Visceral disease was observed in 41 patients (58.6%), including lung metastases in 16 patients (22.9%), liver metastases in 20 (28.6%), and bone metastases in 20 (28.6%). Twenty-three patients (32.9%) had lymph node–only disease, and 9 patients had a hemoglobin level <10 gr/dL (13%). The Bellmunt score was 0 in 35 patients (50%), 1 in 20 (29%), 2 in 14 (20%), and 3 in 1 (1%).
Fifty-three patients had received 1 prior line of systemic therapy (76%) while 17 patients had received 2 prior lines (24%).
Previous treatment with either neoadjuvant or adjuvant chemotherapy was observed in 27 patients (39%), and 48 patients had radical removal of their primary tumor (69%). Twenty patients had a history of non–muscle invasive urothelial carcinoma (29%), and 13 had received prior Bacillus Calmette-Guerin intravesical instillations (19%).

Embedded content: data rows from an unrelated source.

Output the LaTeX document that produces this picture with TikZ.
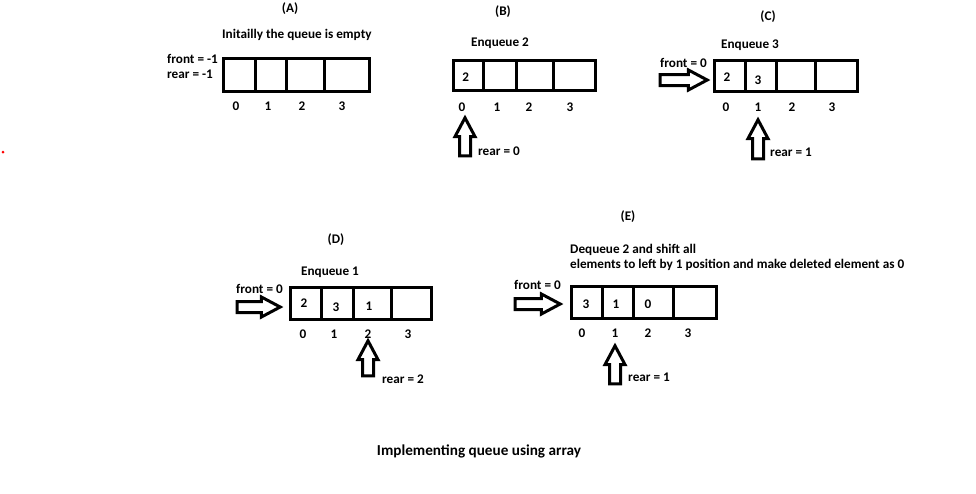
\documentclass[tikz,border=0pt]{standalone}
\usepackage{fontspec}
\setmainfont{Carlito}
\usetikzlibrary{shapes.arrows}
\tikzset{
  lbl/.style={font=\bfseries\fontsize{13.2}{15}\selectfont, inner sep=0pt},
  cell/.style={draw, line width=3pt, inner sep=0pt},
  blockarrow/.style={single arrow, draw, fill=white, line width=3pt,
    inner sep=4pt, outer sep=0pt, single arrow head extend=4.5pt,
    single arrow tip angle=56, anchor=tip},
}
\begin{document}
\begin{tikzpicture}[x=1pt, y=-1pt]
  \useasboundingbox (0,0) rectangle (976,493);
  \fill[red] (3,152) circle (1.5);

  % (A) empty queue
  \node[lbl] (titleA) at (290,9) {(A)};
  \node[lbl, anchor=west] (noteA) at (222,35) {Initailly the queue is empty};
  \node[lbl, anchor=west] (frontA) at (167,59) {front = -1};
  \node[lbl, anchor=west] (rearA) at (167,74) {rear = -1};
  \node[cell, minimum width=32, minimum height=32.5] (A0) at (239,74.75) {};
  \node[cell, minimum width=31, minimum height=32.5] (A1) at (270.5,74.75) {};
  \node[cell, minimum width=38, minimum height=32.5] (A2) at (305,74.75) {};
  \node[cell, minimum width=45.5, minimum height=32.5] (A3) at (346.75,74.75) {};
  \foreach \i/\x in {0/236,1/268,2/302,3/342}
    \node[lbl] (iA\i) at (\x,106) {\i};

  % (B) enqueue 2
  \node[lbl] (titleB) at (503,12) {(B)};
  \node[lbl] (noteB) at (500,43) {Enqueue 2};
  \node[cell, minimum width=30, minimum height=30] (B0) at (468,75.5) {};
  \node[cell, minimum width=33, minimum height=30] (B1) at (499.5,75.5) {};
  \node[cell, minimum width=37, minimum height=30] (B2) at (534.5,75.5) {};
  \node[cell, minimum width=42.5, minimum height=30] (B3) at (574.25,75.5) {};
  \node[lbl] (vB0) at (465.7,77) {2};
  \foreach \i/\x in {0/462,1/497,2/529,3/570}
    \node[lbl] (iB\i) at (\x,107) {\i};
  \node[blockarrow, rotate=90, minimum height=38] (upB) at (465,117.8) {};
  \node[lbl, anchor=west] (rearB) at (478,151) {rear = 0};

  % (C) enqueue 3
  \node[lbl] (titleC) at (768,17) {(C)};
  \node[lbl] (noteC) at (750,45) {Enqueue 3};
  \node[lbl, anchor=west] (frontC) at (660,63) {front = 0};
  \node[cell, minimum width=30.5, minimum height=31] (C0) at (729.75,76) {};
  \node[cell, minimum width=31, minimum height=31] (C1) at (760.5,76) {};
  \node[cell, minimum width=39, minimum height=31] (C2) at (795.5,76) {};
  \node[cell, minimum width=42.5, minimum height=31] (C3) at (836.25,76) {};
  \node[lbl] (vC0) at (727,77) {2};
  \node[lbl] (vC1) at (758,80) {3};
  \foreach \i/\x in {0/726,1/758,2/792,3/832}
    \node[lbl] (iC\i) at (\x,107) {\i};
  \node[blockarrow, minimum height=47] (rightC) at (707.2,80) {};
  \node[blockarrow, rotate=90, minimum height=39] (upC) at (758,119.8) {};
  \node[lbl, anchor=west] (rearC) at (770,152) {rear = 1};

  % (D) enqueue 1
  \node[lbl] (titleD) at (336,240) {(D)};
  \node[lbl] (noteD) at (330,272) {Enqueue 1};
  \node[lbl, anchor=west] (frontD) at (236,289) {front = 0};
  \node[cell, minimum width=30.5, minimum height=32] (D0) at (305.75,303.5) {};
  \node[cell, minimum width=32, minimum height=32] (D1) at (337,303.5) {};
  \node[cell, minimum width=38, minimum height=32] (D2) at (372,303.5) {};
  \node[cell, minimum width=40.5, minimum height=32] (D3) at (411.25,303.5) {};
  \node[lbl] (vD0) at (304,303) {2};
  \node[lbl] (vD1) at (336,307) {3};
  \node[lbl] (vD2) at (369,306) {1};
  \foreach \i/\x in {0/303,1/334,2/368,3/408}
    \node[lbl] (iD\i) at (\x,334) {\i};
  \node[blockarrow, minimum height=43] (rightD) at (280.2,307) {};
  \node[blockarrow, rotate=90, minimum height=35] (upD) at (368,340.8) {};
  \node[lbl, anchor=west] (rearD) at (382,379) {rear = 2};

  % (E) dequeue 2
  \node[lbl] (titleE) at (628,217) {(E)};
  \node[lbl, anchor=west] (noteE) at (570,250) {Dequeue 2 and shift all};
  \node[lbl, anchor=west] (noteE2) at (570,265)
    {elements to left by 1 position and make deleted element as 0};
  \node[lbl, anchor=west] (frontE) at (514,285) {front = 0};
  \node[cell, minimum width=30.5, minimum height=32] (E0) at (586.75,302.5) {};
  \node[cell, minimum width=31, minimum height=32] (E1) at (617.5,302.5) {};
  \node[cell, minimum width=40, minimum height=32] (E2) at (653,302.5) {};
  \node[cell, minimum width=43.5, minimum height=32] (E3) at (694.75,302.5) {};
  \node[lbl] (vE0) at (586,304) {3};
  \node[lbl] (vE1) at (616,304) {1};
  \node[lbl] (vE2) at (648,304) {0};
  \foreach \i/\x in {0/582,1/615,2/648,3/688}
    \node[lbl] (iE\i) at (\x,333) {\i};
  \node[blockarrow, minimum height=45] (rightE) at (560.2,304) {};
  \node[blockarrow, rotate=90, minimum height=38] (upE) at (615,345.8) {};
  \node[lbl, anchor=west] (rearE) at (628,377) {rear = 1};

  \node[lbl, font=\bfseries\fontsize{15.2}{17}\selectfont] (caption) at (479,451)
    {Implementing queue using array};
\end{tikzpicture}
\end{document}
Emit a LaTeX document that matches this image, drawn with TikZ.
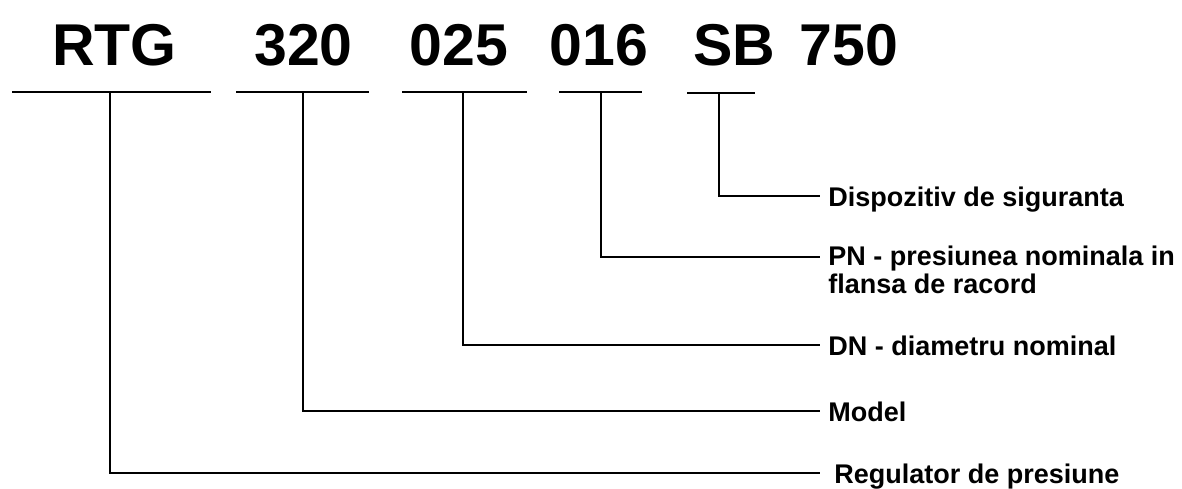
\documentclass[tikz,border=0pt]{standalone}
\usepackage{fontspec}
\setmainfont{Liberation Sans}
\usetikzlibrary{positioning}

\begin{document}
\begin{tikzpicture}[
  x=0.5pt,y=-0.5pt,
  code/.style={font=\fontsize{29.5}{32}\selectfont\bfseries,inner sep=0pt,anchor=base},
  desc/.style={font=\fontsize{13.5}{14}\selectfont\bfseries,inner sep=0pt,
    anchor=base west,align=left},
  bar/.style={line width=1.4pt},
  lead/.style={line width=1.3pt}
]
\useasboundingbox (0,0) rectangle (1182,488);
% code parts
\node[code] (rtg) at (114.5,65) {RTG};
\node[code] (mdl) at (303.5,65) {320};
\node[code] (dn) at (459,65) {025};
\node[code] (pn) at (599,65) {016};
\node[code] (sb) at (734.5,65) {SB};
\node[code] (sbv) at (849,65) {750};
% underlines
\coordinate (rtgL) at (12,92);  \coordinate (rtgR) at (211,92);
\coordinate (mdlL) at (236,92); \coordinate (mdlR) at (369,92);
\coordinate (dnL) at (402,92);  \coordinate (dnR) at (527,92);
\coordinate (pnL) at (559,92);  \coordinate (pnR) at (642,92);
\coordinate (sbL) at (687,93);  \coordinate (sbR) at (755,93);
\draw[bar] (rtgL) -- (rtgR);
\draw[bar] (mdlL) -- (mdlR);
\draw[bar] (dnL) -- (dnR);
\draw[bar] (pnL) -- (pnR);
\draw[bar] (sbL) -- (sbR);
% leader ends
\coordinate (rtgT) at (110,92);  \coordinate (rtgE) at (820,473);
\coordinate (mdlT) at (303,92);  \coordinate (mdlE) at (820,411);
\coordinate (dnT) at (463,92);   \coordinate (dnE) at (820,345);
\coordinate (pnT) at (601,92);   \coordinate (pnE) at (820,257);
\coordinate (sbT) at (719,93);   \coordinate (sbE) at (820,196);
% descriptions
\node[desc] (sbD) at ([shift={(8,10)}]sbE) {Dispozitiv de siguranta};
\node[desc,anchor=north west] (pnD) at ([shift={(8,-11)}]pnE)
  {PN - presiunea nominala in\\flansa de racord};
\node[desc] (dnD) at ([shift={(8,10)}]dnE) {DN - diametru nominal};
\node[desc] (mdlD) at ([shift={(8,10)}]mdlE) {Model};
\node[desc] (rtgD) at ([shift={(14,10)}]rtgE) {Regulator de presiune};
% leaders
\draw[lead] (sbT) |- (sbE);
\draw[lead] (pnT) |- (pnE);
\draw[lead] (dnT) |- (dnE);
\draw[lead] (mdlT) |- (mdlE);
\draw[lead] (rtgT) |- (rtgE);
\end{tikzpicture}
\end{document}
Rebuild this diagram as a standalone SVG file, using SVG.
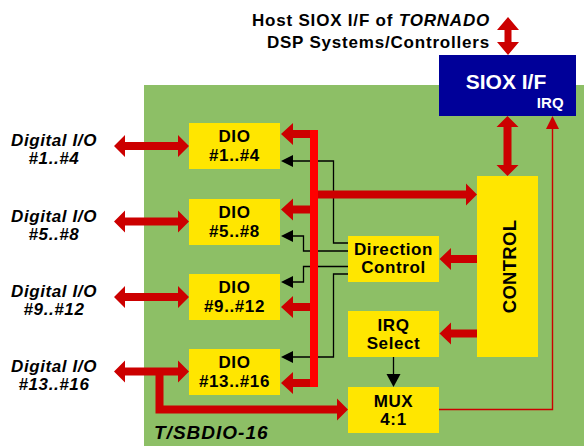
<svg xmlns="http://www.w3.org/2000/svg" width="584" height="446" viewBox="0 0 584 446">
<style>
.t{font-family:"Liberation Sans",Arial,sans-serif;font-weight:bold;font-size:17px;letter-spacing:0.6px;fill:#000;text-anchor:middle}
.it{font-style:italic}
.box{fill:#FFE600}
.ar{fill:#CC0000}
.bus{fill:#FF0000}
.bl{fill:none;stroke:#000;stroke-width:1.3}
.bh{fill:#000}
.thin{fill:none;stroke:#CC0000;stroke-width:1.4}
</style>
<rect x="0" y="0" width="584" height="446" fill="#fff"/>
<rect id="board" x="144" y="85" width="440" height="361" fill="#8DBF66"/>

<g id="host-label">
<text class="t" x="490" y="25.5" style="text-anchor:end;letter-spacing:0.8px">Host SIOX I/F of <tspan class="it">TORNADO</tspan></text>
<text class="t" x="490" y="47.5" style="text-anchor:end;letter-spacing:0.8px">DSP Systems/Controllers</text>
</g>

<g id="io-labels">
<text class="t it" x="54" y="145.5">Digital I/O</text>
<text class="t it" x="54" y="164">#1..#4</text>
<text class="t it" x="54" y="221.5">Digital I/O</text>
<text class="t it" x="54" y="240">#5..#8</text>
<text class="t it" x="54" y="296.5">Digital I/O</text>
<text class="t it" x="54" y="315">#9..#12</text>
<text class="t it" x="54" y="371.5">Digital I/O</text>
<text class="t it" x="54" y="390">#13..#16</text>
</g>

<g id="connectors">
<path class="bl" d="M292,161 H333.5 V243 H348"/>
<path class="bl" d="M292,236 H303.5 V251 H348"/>
<path class="bl" d="M292,282 H303.5 V266.5 H348"/>
<path class="bl" d="M292,357 H333.5 V274 H348"/>
<polygon class="bh" points="281,161 293,155 293,167"/>
<polygon class="bh" points="281,236 293,230 293,242"/>
<polygon class="bh" points="281,282 293,276 293,288"/>
<polygon class="bh" points="281,357 293,351 293,363"/>
<rect class="bus" x="310" y="130" width="8" height="257"/>
<polygon class="ar" points="281,134 293,123 293,130 310,130 310,138 293,138 293,145"/>
<polygon class="ar" points="281,209.5 293,198.5 293,205.5 310,205.5 310,213.5 293,213.5 293,220.5"/>
<polygon class="ar" points="281,307 293,296 293,303 310,303 310,311 293,311 293,318"/>
<polygon class="ar" points="281,383 293,372 293,379 310,379 310,387 293,387 293,394"/>
<polygon class="ar" points="318,190.5 466,190.5 466,183.5 477,194.5 466,205.5 466,198.5 318,198.5"/>
<polygon class="ar" points="477,255 451,255 451,248 439.5,259 451,270 451,263 477,263"/>
<polygon class="ar" points="477,329.5 451,329.5 451,322.5 439.5,333.5 451,344.5 451,337.5 477,337.5"/>
<polygon class="ar" points="114,146 125,135 125,142 178,142 178,135 189,146 178,157 178,150 125,150 125,157"/>
<polygon class="ar" points="114,221.5 125,210.5 125,217.5 178,217.5 178,210.5 189,221.5 178,232.5 178,225.5 125,225.5 125,232.5"/>
<polygon class="ar" points="114,297 125,286 125,293 178,293 178,286 189,297 178,308 178,301 125,301 125,308"/>
<polygon class="ar" points="114,371.5 125,360.5 125,367.5 178,367.5 178,360.5 189,371.5 178,382.5 178,375.5 125,375.5 125,382.5"/>
<polygon class="ar" points="155.5,371 163.5,371 163.5,405.5 337,405.5 337,398.5 348,409.5 337,420.5 337,413.5 155.5,413.5"/>
<polygon class="ar" points="508,17 519,30 511.5,30 511.5,42 519,42 508,55 497,42 504.5,42 504.5,30 497,30"/>
<polygon class="ar" points="507.5,116 518.5,127 511.5,127 511.5,165 518.5,165 507.5,176 496.5,165 503.5,165 503.5,127 496.5,127"/>
<path class="bl" d="M393.5,357 V375"/>
<polygon class="bh" points="393.5,387 386.5,374 400.5,374"/>
<path class="thin" d="M439,409.5 H552.5 V128"/>
<polygon class="ar" points="552.5,116 546,129 559,129"/>
</g>

<g id="siox">
<rect x="439" y="55" width="137" height="61" fill="#000099"/>
<text class="t" x="506" y="89" style="fill:#fff;font-size:21px;letter-spacing:0">SIOX I/F</text>
<text class="t" x="564" y="108" style="fill:#fff;font-size:15px;text-anchor:end;letter-spacing:0.2px">IRQ</text>
</g>

<g id="dio1"><rect class="box" x="189" y="123" width="91" height="46"/><text class="t" x="234.5" y="141.7">DIO</text><text class="t" x="234.5" y="161">#1..#4</text></g>
<g id="dio5"><rect class="box" x="189" y="199" width="91" height="46"/><text class="t" x="234.5" y="217.7">DIO</text><text class="t" x="234.5" y="237">#5..#8</text></g>
<g id="dio9"><rect class="box" x="189" y="274" width="91" height="46"/><text class="t" x="234.5" y="292.7">DIO</text><text class="t" x="234.5" y="312">#9..#12</text></g>
<g id="dio13"><rect class="box" x="189" y="349" width="91" height="46"/><text class="t" x="234.5" y="367.7">DIO</text><text class="t" x="234.5" y="387">#13..#16</text></g>

<g id="direction"><rect class="box" x="348" y="236" width="91" height="46"/><text class="t" x="393.5" y="255">Direction</text><text class="t" x="393.5" y="273.3">Control</text></g>
<g id="irqsel"><rect class="box" x="348" y="311" width="91" height="46"/><text class="t" x="393.5" y="330.7">IRQ</text><text class="t" x="393.5" y="349.3">Select</text></g>
<g id="mux"><rect class="box" x="348" y="387" width="91" height="46"/><text class="t" x="393.5" y="406.7">MUX</text><text class="t" x="393.5" y="425">4:1</text></g>
<g id="control"><rect class="box" x="477" y="176" width="61" height="181"/><text class="t" transform="translate(516,266.5) rotate(-90)" x="0" y="0" style="font-size:18.5px;letter-spacing:0.3px">CONTROL</text></g>

<text id="board-label" class="t it" x="154" y="439.3" style="text-anchor:start;font-size:19px;letter-spacing:1px">T/SBDIO-16</text>
</svg>
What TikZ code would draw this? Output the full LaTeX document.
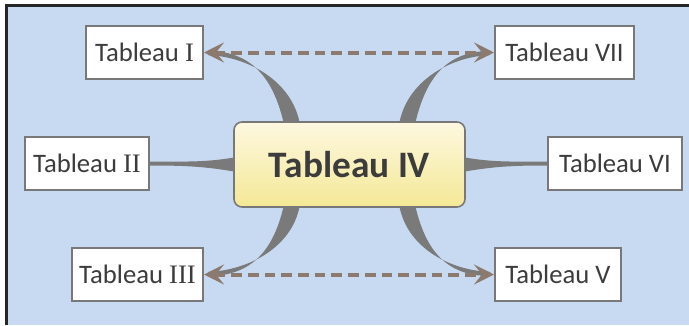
\documentclass[tikz,border=0pt]{standalone}
\usepackage{fontspec}
\setmainfont{Carlito}
\newfontfamily\numfont{Liberation Serif}
\usetikzlibrary{arrows.meta,calc}
\definecolor{paper}{RGB}{200,218,242}
\definecolor{limbgray}{RGB}{122,122,122}
\definecolor{linkbrown}{RGB}{140,122,110}
\definecolor{boxline}{RGB}{120,120,120}
\definecolor{inktext}{RGB}{60,60,60}
\definecolor{hubtop}{RGB}{253,248,224}
\definecolor{hubbottom}{RGB}{244,232,150}
\tikzset{
  leaf/.style={draw=boxline, line width=1.5pt, fill=white, text=inktext,
    minimum height=39.75pt, inner sep=0pt, font=\fontsize{20}{24}\selectfont},
  hub/.style={draw=boxline, line width=1.2pt, rounded corners=6pt,
    top color=hubtop, bottom color=hubbottom, text=inktext,
    minimum width=173.25pt, minimum height=63.75pt,
    font=\fontsize{28}{33}\selectfont\bfseries},
  limb/.style={fill=limbgray},
  link/.style={draw=linkbrown, line width=3pt, dash pattern=on 8pt off 4.5pt,
    {Stealth[length=15pt,width=15pt,inset=6pt]}-{Stealth[length=15pt,width=15pt,inset=6pt]}}
}

\begin{document}
\begin{tikzpicture}[x=0.75pt,y=-0.75pt]
  \useasboundingbox (0,0) rectangle (689,325);
  \fill[paper] (5,4) rectangle (689,325);
  \draw[black!85, line width=2.25pt] (6.5,325) -- (6.5,5.5) -- (689,5.5);

  \node[hub] (t4) at (349.5,164.5) {Tableau IV};
  \node[leaf, minimum width=87.75pt] (t1) at (144.5,52.5) {Tableau {\numfont I}};
  \node[leaf, minimum width=93pt] (t2) at (87,163.5) {Tableau {\numfont II}};
  \node[leaf, minimum width=98.25pt] (t3) at (137.5,274.5) {Tableau {\numfont III}};
  \node[leaf, minimum width=94.5pt] (t5) at (558,274.5) {Tableau V};
  \node[leaf, minimum width=100.5pt] (t6) at (615,163.5) {Tableau VI};
  \node[leaf, minimum width=104.25pt] (t7) at (564.5,52.5) {Tableau VII};

  \fill[limb] ($(t4.north)+(-66,1)$) .. controls +(-10,-42) and +(45,0) .. ($(t1.east)+(4,-1.5)$)
    -- ($(t1.east)+(4,2.5)$) .. controls +(42,2) and +(-8,-40) .. ($(t4.north)+(-50,1)$) -- cycle;
  \fill[limb] ($(t4.north)+(66,1)$) .. controls +(10,-42) and +(-45,0) .. ($(t7.west)+(-4,-1.5)$)
    -- ($(t7.west)+(-4,2.5)$) .. controls +(-42,2) and +(8,-40) .. ($(t4.north)+(50,1)$) -- cycle;
  \fill[limb] ($(t4.south)+(-66,-1)$) .. controls +(-10,42) and +(45,0) .. ($(t3.east)+(4,1.5)$)
    -- ($(t3.east)+(4,-2.5)$) .. controls +(42,-2) and +(-8,40) .. ($(t4.south)+(-50,-1)$) -- cycle;
  \fill[limb] ($(t4.south)+(66,-1)$) .. controls +(10,42) and +(-45,0) .. ($(t5.west)+(-4,1.5)$)
    -- ($(t5.west)+(-4,-2.5)$) .. controls +(-42,-2) and +(8,40) .. ($(t4.south)+(50,-1)$) -- cycle;
  \fill[limb] ($(t4.west)+(1,-7)$) .. controls +(-30,5) and +(35,0) .. ($(t2.east)+(0,-2)$)
    -- ($(t2.east)+(0,2)$) .. controls +(35,0) and +(-30,-5) .. ($(t4.west)+(1,7)$) -- cycle;
  \fill[limb] ($(t4.east)+(-1,-7)$) .. controls +(30,5) and +(-35,0) .. ($(t6.west)+(0,-2)$)
    -- ($(t6.west)+(0,2)$) .. controls +(-35,0) and +(30,-5) .. ($(t4.east)+(-1,7)$) -- cycle;

  \draw[link] (t1.east) -- (t7.west);
  \draw[link] (t3.east) -- (t5.west);
\end{tikzpicture}
\end{document}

Pembrolizumab was administered intravenously on day 1 at 200 mg and nab-paclitaxel was given at a dose of 125 mg/m2 intravenously on days 1 and 8 every 3 weeks. Patients were treated until clinical benefit was lost or they had unacceptable toxicity, withdrew their consent, or died. The primary end point was PFS, and secondary end points included safety and tolerability, ORR, DOR, and OS.
Overall, the ORR and CR rate were considered clinically meaningful and appeared sustained after significant follow-up. The safety profile demonstrated that chemotherapy could be viable option in combination with an immunotherapy backbone. The genomic alterations discovered in the circulating tumor DNA were not negligible, confirming the need for re-assessment of tumors with liquid biopsies prior to the initiation of later lines of therapy in this patient population.